Chacun de ces événements, grands et petits, était cause de réjouissance où l’ironie lorraine, le mordant alsacien se satisfaisaient par surcroit.

Mais ce qui surtout « faisait bon effet, » c’était que l’on aperçût les grands chefs à l’église. Je ne sais si j’ai vu un vœu émis plus fréquemment, plus ardemment, que celui dont une lettre me donne la formule : « Nos cœurs vont à la France avec la confiance qu’elle saura respecter ce qu’elle a cultivé jadis en nous : nos convictions religieuses, cet héritage de nos parents auquel nous tenons plus qu’à la vie. » Catholiques, protestants, Israélites, tous étaient sur ce point d’accord : on demandait le respect, et plus que le respect, des croyances religieuses. Les Allemands avaient sur ce point répandu de telles légendes qu’on acclamait tout geste qui les venait démentir. J’ai dit, d’autre part, comment, un peu avant l’armistice, on avait tenté, en représentant aux curés et pasteurs la France comme un Antéchrist menaçant, d’obtenir qu’ils appuyassent le mouvement autonomiste, ils avaient répondu : « Nous préférons la France, n’importe quelle France ! » Ils eussent souffert cependant de la voir arriver impie, ou même indifférente. La moindre démarche d’un sens religieux remplissait de joie les âmes.

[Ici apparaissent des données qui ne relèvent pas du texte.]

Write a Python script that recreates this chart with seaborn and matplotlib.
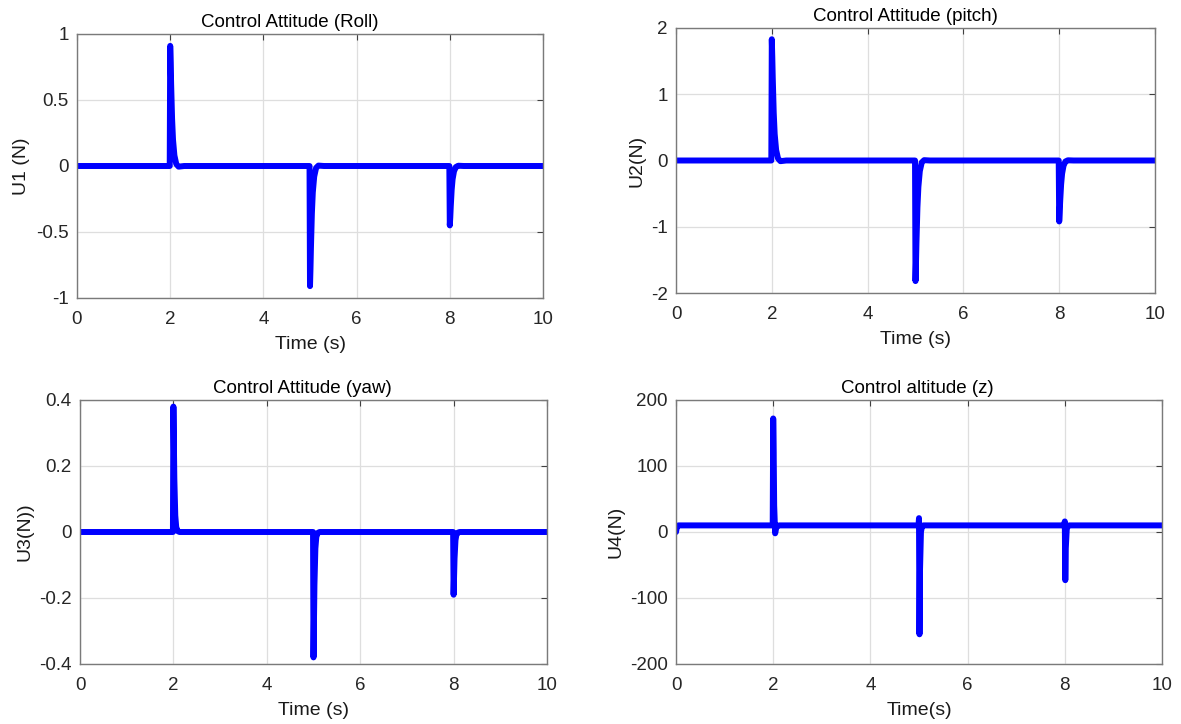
import numpy as np
import pandas as pd
import seaborn as sns
from matplotlib import pyplot as plt

# time stamps (s) around the three steps at t = 2, 5 and 8
time = [0, 0.02, 0.05, 1.99, 2.0, 2.01, 2.02, 2.04, 2.06, 2.09, 2.13, 2.18, 2.3,
        4.99, 5.0, 5.01, 5.02, 5.04, 5.06, 5.09, 5.13, 5.18, 5.3,
        7.99, 8.0, 8.01, 8.02, 8.04, 8.06, 8.09, 8.13, 8.18, 8.3, 10]

u1_roll = [0, 0, 0, 0, 0.91, 0.78, 0.62, 0.36, 0.2, 0.08, 0.015, -0.005, 0,
           0, -0.91, -0.78, -0.62, -0.36, -0.2, -0.08, -0.015, 0.003, 0,
           0, -0.45, -0.39, -0.31, -0.18, -0.1, -0.04, -0.008, 0.002, 0, 0]

u2_pitch = [0, 0, 0, 0, 1.83, 1.56, 1.24, 0.72, 0.4, 0.16, 0.03, -0.01, 0,
            0, -1.82, -1.55, -1.23, -0.71, -0.4, -0.16, -0.03, 0.005, 0,
            0, -0.92, -0.78, -0.62, -0.36, -0.2, -0.08, -0.015, 0.003, 0, 0]

u3_yaw = [0, 0, 0, 0, 0.38, 0.27, 0.16, 0.05, 0.015, 0.003, 0, 0, 0,
          0, -0.38, -0.27, -0.16, -0.05, -0.015, -0.003, 0, 0, 0,
          0, -0.19, -0.135, -0.08, -0.025, -0.008, -0.002, 0, 0, 0, 0]

u4_z = [0, 8, 10, 10, 172, 120, 40, -2, 6, 9.5, 10, 10, 10,
        10, 21, -155, -60, 0, 8, 10, 10, 10, 10,
        10, 16, -73, -25, 4, 9, 10, 10, 10, 10, 10]

titles = ['Control Attitude (Roll)', 'Control Attitude (pitch)',
          'Control Attitude (yaw)', 'Control altitude (z)']
ylabels = ['U1 (N)', 'U2(N)', 'U3(N))', 'U4(N)']
xlabels = ['Time (s)', 'Time (s)', 'Time (s)', 'Time(s)']
ylims = [(-1, 1), (-2, 2), (-0.4, 0.4), (-200, 200)]
yticks = [[-1, -0.5, 0, 0.5, 1], [-2, -1, 0, 1, 2],
          [-0.4, -0.2, 0, 0.2, 0.4], [-200, -100, 0, 100, 200]]
ytick_labels = [['-1', '-0.5', '0', '0.5', '1'], ['-2', '-1', '0', '1', '2'],
                ['-0.4', '-0.2', '0', '0.2', '0.4'], ['-200', '-100', '0', '100', '200']]

df = pd.DataFrame({'t': time, 'U1': u1_roll, 'U2': u2_pitch, 'U3': u3_yaw, 'U4': u4_z})

sns.set_style('white')
plt.rcParams['font.family'] = ['Liberation Sans', 'DejaVu Sans']

W, H = 1181, 724
fig = plt.figure(figsize=(W / 100, H / 100), dpi=100)
# axes boxes in pixels: left, right, top, bottom
boxes = [(77, 543, 34, 298), (676, 1155, 28, 293), (80, 547, 400, 664), (676, 1162, 400, 664)]
title_x = [0.457, 0.478, 0.476, 0.496]

for i, col in enumerate(['U1', 'U2', 'U3', 'U4']):
    l, r, t, b = boxes[i]
    ax = fig.add_axes([l / W, 1 - b / H, (r - l) / W, (b - t) / H])
    sns.lineplot(data=df, x='t', y=col, ax=ax, color='#0000ff', linewidth=4.3,
                 solid_capstyle='round', solid_joinstyle='round')
    ax.set_xlim(0, 10)
    ax.set_ylim(*ylims[i])
    ax.set_xticks([0, 2, 4, 6, 8, 10])
    ax.set_yticks(yticks[i])
    ax.set_yticklabels(ytick_labels[i])
    ax.grid(True, color='#dedede', linewidth=0.9)
    ax.set_axisbelow(True)
    for s in ax.spines.values():
        s.set_color('#7a7a7a')
        s.set_linewidth(1.0)
    ax.tick_params(direction='in', top=True, right=True, length=4, width=0.8,
                   color='#404040', labelsize=13.5, labelcolor='#262626')
    ax.tick_params(axis='x', pad=9)
    ax.tick_params(axis='y', pad=6)
    ax.set_title(titles[i], fontsize=13.5, color='black', pad=5, x=title_x[i])
    ax.set_xlabel(xlabels[i], fontsize=14, labelpad=6, color='#1a1a1a')
    ax.set_ylabel(ylabels[i], fontsize=14, labelpad=4, color='#1a1a1a')

fig.savefig('out.png', dpi=100)
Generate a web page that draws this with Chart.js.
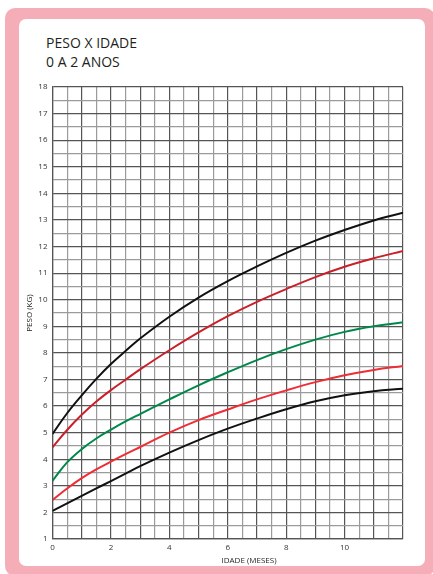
<!DOCTYPE html>
<html>
<head>
<meta charset="utf-8">
<script src="https://cdn.jsdelivr.net/npm/chart.js@4/dist/chart.umd.min.js"></script>
<style>
  body { margin: 0; background: #fff; width: 433px; height: 574px; position: relative; overflow: hidden; }
  .frame { position: absolute; left: 5px; top: 8px; width: 430px; height: 568px; background: #f5aeb8; border-radius: 10px; }
  .card { position: absolute; left: 19px; top: 19px; width: 406px; height: 547px; background: #fff; border-radius: 7px; }
  .title { position: absolute; left: 46px; top: 33px; font-family: "Open Sans", "Noto Sans", sans-serif; font-size: 14px; line-height: 19px; color: #231f20; }
  canvas { position: absolute; left: 0; top: 0; }
</style>
</head>
<body>
<div class="frame"></div>
<div class="card"></div>
<div class="title">PESO X IDADE<br>0 A 2 ANOS</div>
<canvas id="chart" width="433" height="574"></canvas>
<script>
// idade em meses
const ages = [0, 0.5, 1, 1.5, 2, 2.5, 3, 4, 5, 6, 7, 8, 9, 10, 11, 12];

// curvas de peso (kg)
const plus3 = [4.95, 5.73, 6.4, 7.02, 7.58, 8.07, 8.54, 9.36, 10.08, 10.7, 11.25, 11.76, 12.22, 12.62, 12.98, 13.27];
const plus2 = [4.45, 5.1, 5.67, 6.17, 6.6, 6.99, 7.38, 8.1, 8.77, 9.38, 9.92, 10.4, 10.85, 11.24, 11.56, 11.83];
const median = [3.19, 3.88, 4.38, 4.78, 5.11, 5.42, 5.7, 6.25, 6.78, 7.27, 7.73, 8.14, 8.5, 8.79, 9.0, 9.15];
const minus2 = [2.47, 2.9, 3.29, 3.62, 3.91, 4.19, 4.46, 5.0, 5.47, 5.87, 6.25, 6.59, 6.9, 7.16, 7.36, 7.51];
const minus3 = [2.06, 2.34, 2.62, 2.9, 3.18, 3.46, 3.74, 4.25, 4.72, 5.15, 5.53, 5.88, 6.18, 6.41, 6.56, 6.65];

const xLabels = [0, 2, 4, 6, 8, 10];
const yLabels = [1, 2, 3, 4, 5, 6, 7, 8, 9, 10, 11, 12, 13, 14, 15, 16, 17, 18];

function pts(vals) {
  return vals.map((v, i) => ({ x: ages[i], y: v }));
}

function line(vals, color) {
  return {
    data: pts(vals),
    borderColor: color,
    borderWidth: 2,
    pointRadius: 0,
    fill: false,
    tension: 0.4
  };
}

const tickFont = { family: 'Open Sans, Noto Sans, sans-serif', size: 8 };

function gridColor(ctx) {
  return Number.isInteger(ctx.tick.value) ? '#555555' : '#9b9b9b';
}

const xTitle = {
  id: 'xTitle',
  afterDraw(chart) {
    const c = chart.ctx;
    c.save();
    c.font = '8px "Open Sans", "Noto Sans", sans-serif';
    c.fillStyle = '#231f20';
    c.textAlign = 'center';
    c.textBaseline = 'middle';
    c.fillText('IDADE (MESES)', 249, 561);
    c.restore();
  }
};

new Chart(document.getElementById('chart'), {
  type: 'line',
  data: {
    datasets: [
      line(plus3, '#111111'),
      line(plus2, '#c9202a'),
      line(median, '#00884a'),
      line(minus2, '#ee2d35'),
      line(minus3, '#111111')
    ]
  },
  options: {
    responsive: false,
    animation: false,
    layout: { padding: { top: 87, right: 30, left: 0, bottom: 0 } },
    plugins: { legend: { display: false }, tooltip: { enabled: false } },
    scales: {
      x: {
        type: 'linear',
        min: 0,
        max: 12,
        afterFit: s => { s.height = 35; },
        ticks: {
          stepSize: 0.5,
          autoSkip: false,
          maxRotation: 0,
          padding: 4,
          color: '#333333',
          font: tickFont,
          callback: v => xLabels.includes(v) ? String(v) : ''
        },
        grid: { color: gridColor, lineWidth: 1.2, drawTicks: false },
        border: { color: '#555555', width: 1.2 }
      },
      y: {
        min: 1,
        max: 18,
        afterFit: s => { s.width = 52.5; },
        ticks: {
          stepSize: 0.5,
          autoSkip: false,
          padding: 5,
          color: '#333333',
          font: tickFont,
          callback: v => yLabels.includes(v) ? String(v) : ''
        },
        grid: { color: gridColor, lineWidth: 1.2, drawTicks: false },
        border: { color: '#555555', width: 1.2 },
        title: {
          display: true,
          text: 'PESO (KG)',
          color: '#231f20',
          font: tickFont,
          padding: { top: 25, bottom: 0 }
        }
      }
    }
  },
  plugins: [xTitle]
});
</script>
</body>
</html>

La question du plébiscite avait été enterrée sous les fleurs de Mulhouse, les hommages de Metz, les acclamations de Strasbourg et de Colmar. Les Allemands d’Alsace eux-mêmes, nous l’avons vu, y renonçaient devant le spectacle qu’offrait la province. L’Alsace-Lorraine arrachée à la France lui revenait sans réserve, sans condition, sans hésitation, sans discussion. Il parut opportun à ses élus de faire entendre leurs voix.